En plus de ses paysages spectaculaires, l’Islande m’a impressionné par son développement. Pour un pays ayant un peu plus de 350 000 habitants, soit moins que la population de l’aimé Laval, elle dispose un aéroport international, plusieurs aérodromes et ports, bénéficient d’industries lourdes… bref, malgré le nombre peu élevé d’habitants, elle grouille de ressources. Et que dire de la créativité! Bien qu’il faut bien que je râle un peu…  

J’avais préparé une liste de lecture spécialement pour nous accompagner sur les routes. Elle s’avéra inutile à cause de l’incompatibilité de mon appareil au système de l’automobile. Rien de  grave au pays de Sigur Rós, Múm, GusGus, et l’incontournable Björk! J’en déduisis que les ondes locales nous auraient bercés par les mélodies exceptionnelles de ces groupes et de nombreux autres à découvrir! Je ne pouvais avoir plus tort... Non seulement on nous empoisonnait l’esprit avec des airs populaires, ces derniers provenaient souvent d'une autre époque, ayant déjà usé nos tympans. Une déception abyssale… Un pays où l’originalité musicale a vu naître des maîtres s’illustrant à l’international, portant un souffle frais et puissant à nos oreilles souvent anesthésiées par la banalité de la musique populaire. Il est surprenant de constater que les stations locales sont incapables de les honorer en faisant rayonner sous fréquences hertziennes leurs mélodies féériques. Bref, en ce sujet, nous n’étions pas sur la même longueur d’onde… #blagueHertzienne. D’ailleurs, la créativité des Islandais ne se limite pas à la musique, on la retrouve tapissant divers murs de Reykjavik et le microbled de Stöðvarfjörður où le ratio de murale par habitant doit être le plus élevé au monde.

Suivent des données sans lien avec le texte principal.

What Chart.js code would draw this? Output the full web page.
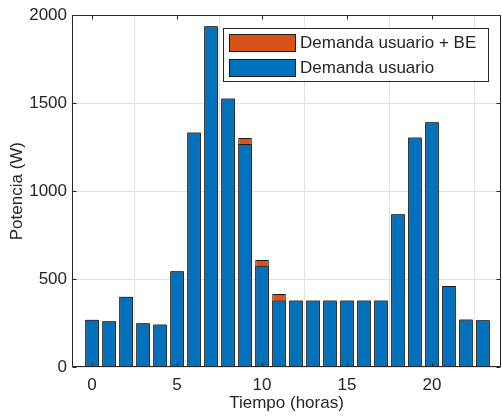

Le seul élément manquant à ce voyage est le contact avec sa population. Oui, il y a eu quelques échanges sympathiques, mais aucun de ceux-ci ne nous a permis de tisser des liens et d’apprendre davantage sur leur mode de vie, leur vision, leur philosophie de vie. Évidemment, ce n’est pas en étant constamment sur la route que nous avons pu favoriser ces échanges convoités. Raison de plus pour y revenir en une autre saison pour accéder au Landmannalaugar dont les routes pour s’y rendre étaient impraticables au moment de notre séjour, voir des aurores boréales et se prélasser au Blue lagoon après avoir discuté, sympathisé et fêté avec les Islandais!